• _SOURCE EXCERPT_:
+ + +
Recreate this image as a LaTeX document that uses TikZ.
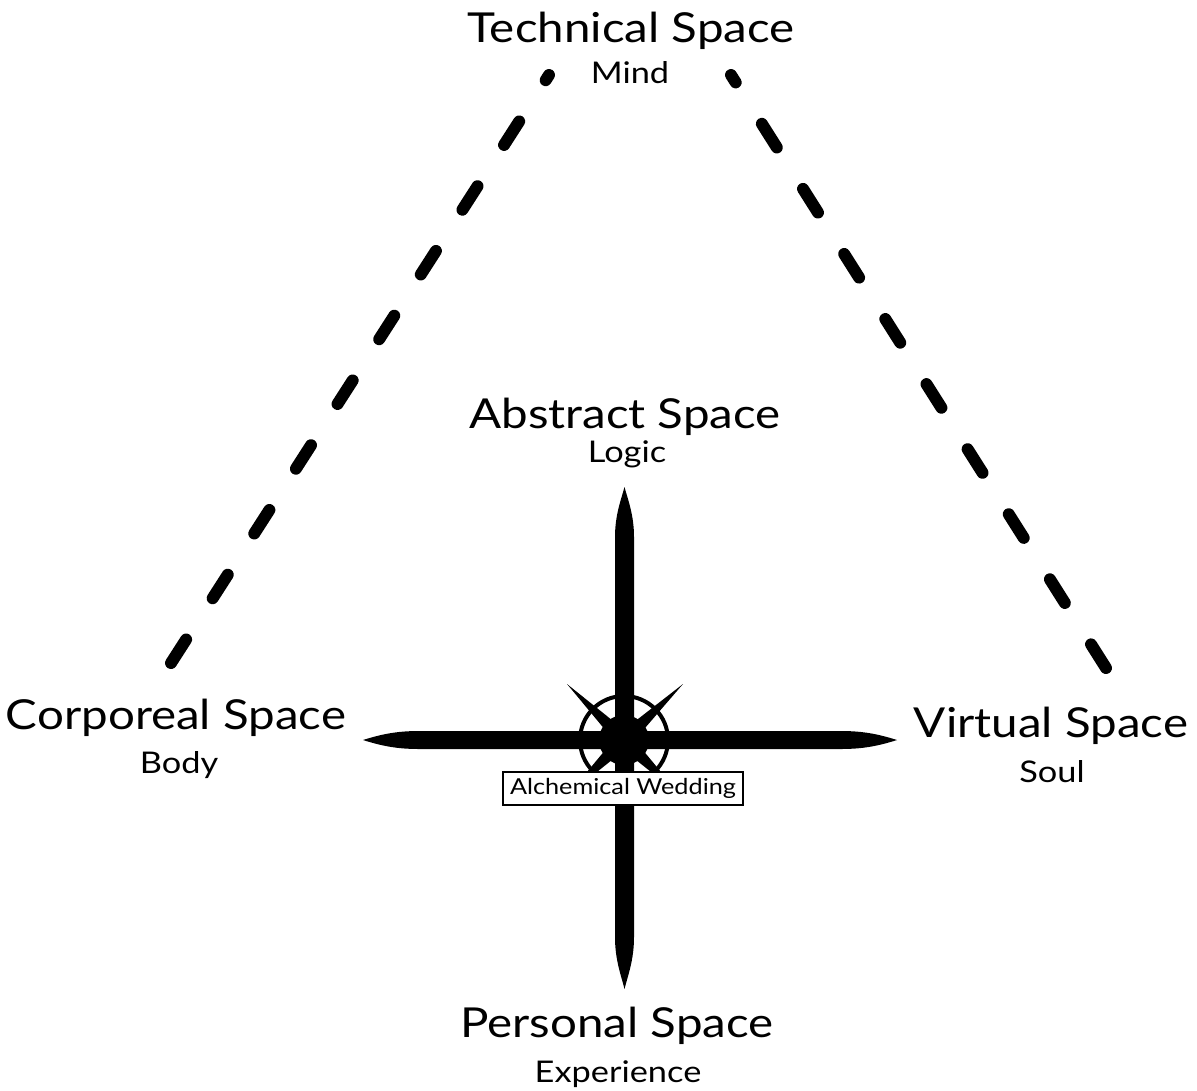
\documentclass[tikz,border=0pt]{standalone}
\usepackage{fontspec}
\setmainfont[FakeStretch=1.15]{Lato}
\begin{document}
\begin{tikzpicture}[x=0.02cm,y=-0.02cm,
  title/.style={anchor=base,inner sep=0pt,font=\fontsize{23.5}{27}\selectfont},
  sub/.style={anchor=base,inner sep=0pt,font=\fontsize{17}{20}\selectfont},
  dashline/.style={line width=6.8pt,line cap=round,dash pattern=on 0.56cm off 0.98cm},
  wedbox/.style={draw=black,fill=white,line width=0.85pt,minimum width=4.8cm,minimum height=0.66cm,inner sep=0pt,font=\fontsize{12.5}{15}\selectfont}]
\useasboundingbox (0,0) rectangle (1197,1090);
% labels
\node[title] (tech) at (631,42) {Technical Space};
\node[sub]   (mind) at (630,83) {Mind};
\node[title] (abs)  at (625,428) {Abstract Space};
\node[sub]   (logic) at (627,462) {Logic};
\node[title] (corp) at (176,729) {Corporeal Space};
\node[sub]   (body) at (179,773) {Body};
\node[title] (virt) at (1051,737) {Virtual Space};
\node[sub]   (soul) at (1052,782) {Soul};
\node[title] (pers) at (617,1037) {Personal Space};
\node[sub]   (exp)  at (618,1082) {Experience};
% dashed triangle sides
\coordinate (lb) at (171,663);
\coordinate (lt) at (549,75);
\coordinate (rb) at (1106,668);
\coordinate (rt) at (731,75);
\draw[dashline] (lb) -- (lt);
\draw[dashline] (rb) -- (rt);
% horizontal bar
\fill (363,740) .. controls (385,733) and (400,731) .. (420,731) -- (840,731)
  .. controls (860,731) and (875,733) .. (897,740)
  .. controls (875,747) and (860,749) .. (840,749) -- (420,749)
  .. controls (400,749) and (385,747) .. (363,740) -- cycle;
% vertical bar
\fill (624.5,487) .. controls (628,500) and (634,515) .. (634,537) -- (634,937)
  .. controls (634,960) and (628,975) .. (624.5,989)
  .. controls (621,975) and (615,960) .. (615,937) -- (615,537)
  .. controls (615,515) and (621,500) .. (624.5,487) -- cycle;
% centre emblem
\coordinate (c) at (624,740);
\draw[line width=2.27pt] (c) circle[radius=0.88cm];
\fill (567,684) -- (629.7,734.3) -- (618.3,745.7) -- cycle;
\fill (683,684) -- (618.3,734.3) -- (629.7,745.7) -- cycle;
\fill (567,796) -- (618.3,734.3) -- (629.7,745.7) -- cycle;
\fill (681,796) -- (629.7,734.3) -- (618.3,745.7) -- cycle;
\fill (c) circle[radius=0.5cm];
\node[wedbox] (wed) at (623,788.5) {Alchemical Wedding};
\end{tikzpicture}
\end{document}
+ + +
• _GIVEN EXERCISE_: Pictures excluded, quote all the data above exactly.

• _PROBLEM SOLUTION_:
Recreate this image as a LaTeX document that uses TikZ.
\documentclass[tikz,border=0pt]{standalone}
\usepackage{fontspec}
\setmainfont[FakeStretch=1.15]{Lato}
\begin{document}
\begin{tikzpicture}[x=0.02cm,y=-0.02cm,
  title/.style={anchor=base,inner sep=0pt,font=\fontsize{23.5}{27}\selectfont},
  sub/.style={anchor=base,inner sep=0pt,font=\fontsize{17}{20}\selectfont},
  dashline/.style={line width=6.8pt,line cap=round,dash pattern=on 0.56cm off 0.98cm},
  wedbox/.style={draw=black,fill=white,line width=0.85pt,minimum width=4.8cm,minimum height=0.66cm,inner sep=0pt,font=\fontsize{12.5}{15}\selectfont}]
\useasboundingbox (0,0) rectangle (1197,1090);
% labels
\node[title] (tech) at (631,42) {Technical Space};
\node[sub]   (mind) at (630,83) {Mind};
\node[title] (abs)  at (625,428) {Abstract Space};
\node[sub]   (logic) at (627,462) {Logic};
\node[title] (corp) at (176,729) {Corporeal Space};
\node[sub]   (body) at (179,773) {Body};
\node[title] (virt) at (1051,737) {Virtual Space};
\node[sub]   (soul) at (1052,782) {Soul};
\node[title] (pers) at (617,1037) {Personal Space};
\node[sub]   (exp)  at (618,1082) {Experience};
% dashed triangle sides
\coordinate (lb) at (171,663);
\coordinate (lt) at (549,75);
\coordinate (rb) at (1106,668);
\coordinate (rt) at (731,75);
\draw[dashline] (lb) -- (lt);
\draw[dashline] (rb) -- (rt);
% horizontal bar
\fill (363,740) .. controls (385,733) and (400,731) .. (420,731) -- (840,731)
  .. controls (860,731) and (875,733) .. (897,740)
  .. controls (875,747) and (860,749) .. (840,749) -- (420,749)
  .. controls (400,749) and (385,747) .. (363,740) -- cycle;
% vertical bar
\fill (624.5,487) .. controls (628,500) and (634,515) .. (634,537) -- (634,937)
  .. controls (634,960) and (628,975) .. (624.5,989)
  .. controls (621,975) and (615,960) .. (615,937) -- (615,537)
  .. controls (615,515) and (621,500) .. (624.5,487) -- cycle;
% centre emblem
\coordinate (c) at (624,740);
\draw[line width=2.27pt] (c) circle[radius=0.88cm];
\fill (567,684) -- (629.7,734.3) -- (618.3,745.7) -- cycle;
\fill (683,684) -- (618.3,734.3) -- (629.7,745.7) -- cycle;
\fill (567,796) -- (618.3,734.3) -- (629.7,745.7) -- cycle;
\fill (681,796) -- (629.7,734.3) -- (618.3,745.7) -- cycle;
\fill (c) circle[radius=0.5cm];
\node[wedbox] (wed) at (623,788.5) {Alchemical Wedding};
\end{tikzpicture}
\end{document}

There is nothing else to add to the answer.